Le foto sono vulnerabili anche sui telefoni Android.
Se le applicazioni per i dispositivi Apple possono entrare nell’intera libreria multimediale, dopo che viene accordato il consenso ad utilizzare i dati relativi alla localizzazione, si scopre che Google fa anche di più.
Ai software di Android (non si sa se tutti) basta avere accesso a Internet per poter copiare le foto su un server remoto e senza dare preavvisi.
Alcuni sviluppatori ed esperti di sicurezza mobile lo hanno riferito, scrive il New York Times, dicendosi sorpresi di questa mancanza di tutela, perchè per recuperare altri tipi di dati personali, come gli indirizzi di posta elettronica o la georeferenza del telefono, le applicazioni per Android devono normalmente avvisare gli utenti.
I casi di Apple e Google ci ricordano quanto sia difficile garantire la sicurezza su apparecchi sempre più complessi e che possono eseguire una vasta gamma di operazioni.
In una email, un portavoce della società di Mountain View ha spiegato che la mancanza di restrizioni per l’accesso alle foto è stata una scelta di design del software legata al modo in cui i primi telefoni Android memorizzavano i dati su schede rimovibili: «In origine, abbiamo progettato il sistema perchè le immagini fossero facilmente trasferibili dal telefono per essere visualizzate sul computer.

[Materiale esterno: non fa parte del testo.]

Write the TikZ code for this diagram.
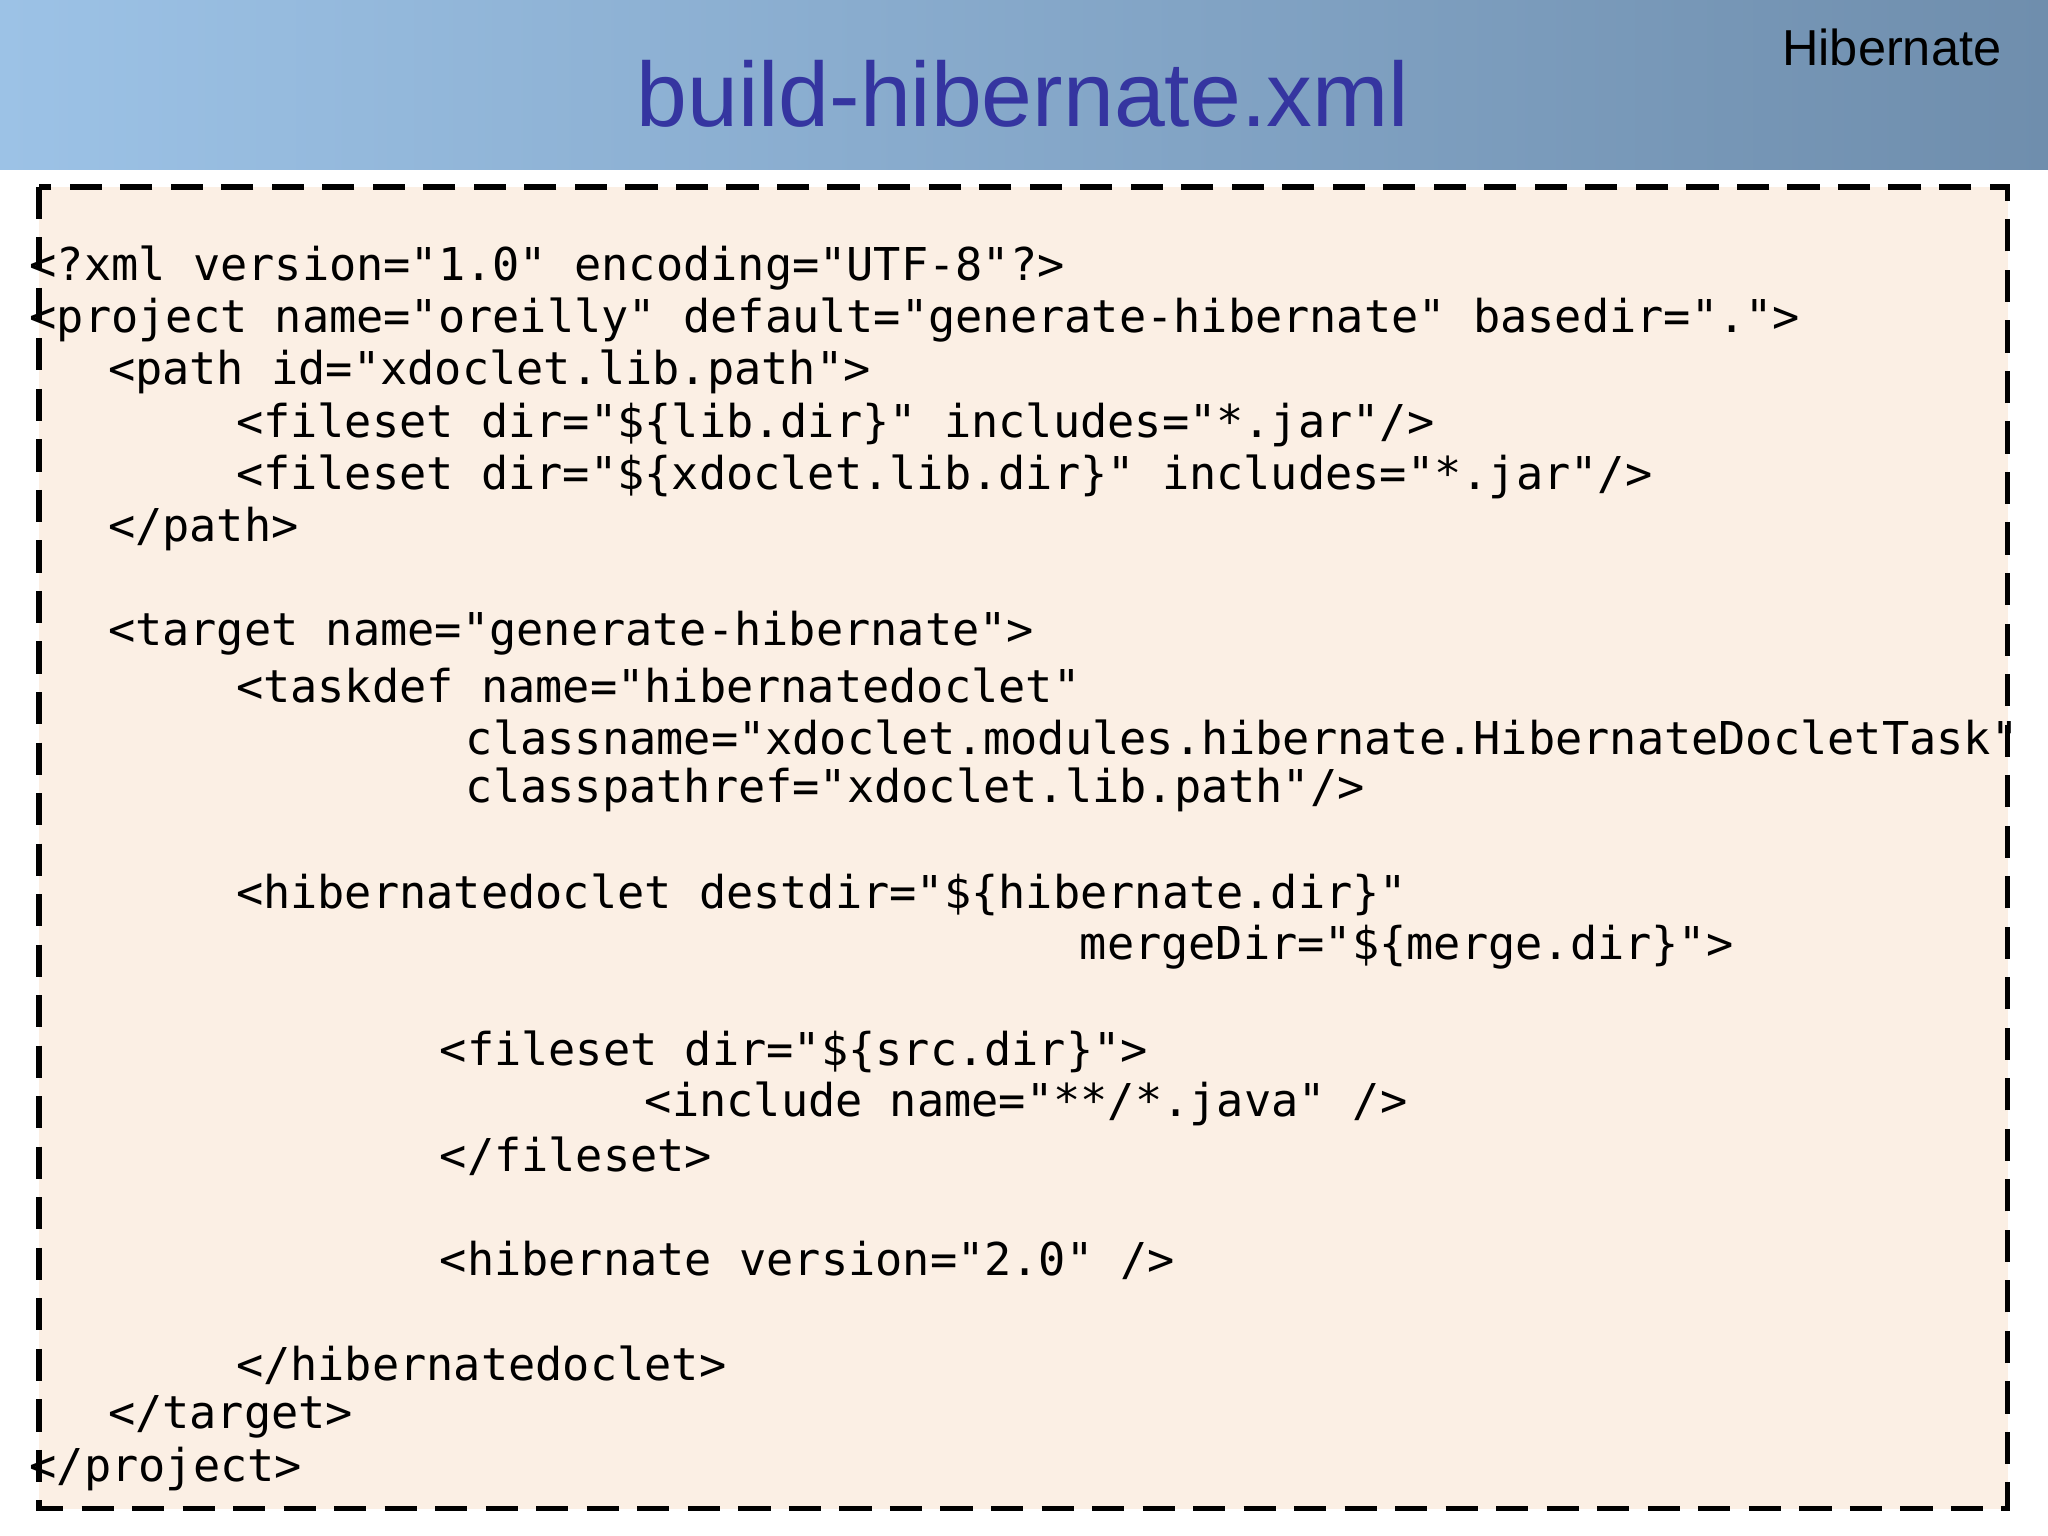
\documentclass[tikz,border=0pt]{standalone}
\usepackage{fontspec}
\setmainfont{Liberation Sans}
\setmonofont{DejaVu Sans Mono}
\definecolor{hdrL}{HTML}{9CC2E6}
\definecolor{hdrR}{HTML}{6F8EAD}
\definecolor{ttl}{HTML}{3535A0}
\definecolor{boxbg}{HTML}{FBEFE4}
\tikzset{code/.style={anchor=west,inner sep=0pt,font=\ttfamily\fontsize{9.85pt}{11pt}\selectfont}}
\begin{document}
\begin{tikzpicture}[x=0.01cm,y=-0.01cm]
\useasboundingbox (0,0) rectangle (1568,1176);
\fill[white] (0,0) rectangle (1568,1176);
\shade[left color=hdrL,right color=hdrR] (0,0) rectangle (1568,130);
\node[font=\fontsize{19.9pt}{23pt}\selectfont,text=ttl] (title) at (783,72) {build-hibernate.xml};
\node[font=\fontsize{11pt}{13pt}\selectfont,anchor=east,inner sep=0pt] (sec) at (1533,36) {Hibernate};
\draw[fill=boxbg,line width=1.2pt,dash pattern=on 7pt off 4pt] (30,143) rectangle (1537,1155);
\node[code] (l1) at (22,205) {<?xml version="1.0" encoding="UTF-8"?>};
\node[code] (l2) at (22,245) {<project name="oreilly" default="generate-hibernate" basedir=".">};
\node[code] (l3) at (82,285) {<path id="xdoclet.lib.path">};
\node[code] (l4) at (180,325) {<fileset dir="\$\{lib.dir\}" includes="*.jar"/>};
\node[code] (l5) at (180,365) {<fileset dir="\$\{xdoclet.lib.dir\}" includes="*.jar"/>};
\node[code] (l6) at (82,405) {</path>};
\node[code] (l7) at (82,485) {<target name="generate-hibernate">};
\node[code] (l8) at (180,525) {<taskdef name="hibernatedoclet"};
\node[code] (l9) at (356,565) {classname="xdoclet.modules.hibernate.HibernateDocletTask"};
\node[code] (l10) at (356,605) {classpathref="xdoclet.lib.path"/>};
\node[code] (l11) at (180,685) {<hibernatedoclet destdir="\$\{hibernate.dir\}"};
\node[code] (l12) at (826,725) {mergeDir="\$\{merge.dir\}">};
\node[code] (l13) at (336,805) {<fileset dir="\$\{src.dir\}">};
\node[code] (l14) at (493,845) {<include name="**/*.java" />};
\node[code] (l15) at (336,885) {</fileset>};
\node[code] (l16) at (336,965) {<hibernate version="2.0" />};
\node[code] (l17) at (180,1045) {</hibernatedoclet>};
\node[code] (l18) at (82,1085) {</target>};
\node[code] (l19) at (22,1125) {</project>};
\end{tikzpicture}
\end{document}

Con l’evoluzione della tecnologia, smartphone e tablet fanno maggiore affidamento sulla memoria interna, perciò stiamo pensando di aggiungere la richiesta di un permesso per le applicazioni che accedono all’archivio delle immagini.
Ma da sempre abbiamo in vigore regole per l’eventuale rimozione dall’Android Market delle applicazioni che prelevano dati impropriamente».
Chiarimenti, tuttavia, che non sembrano in linea con quanto specificato nella guida alla sicurezza destinata agli sviluppatori, dove già si legge che è di centrale importanza nella progettazione dell’architettura di Android che «nessuna applicazione, per impostazione predefinita, abbia il permesso di eseguire operazioni che potrebbero avere un impatto negativo su altre applicazioni, il sistema operativo o l’utente».
Si aggiunge che questo include «la lettura o la scrittura dei dati privati».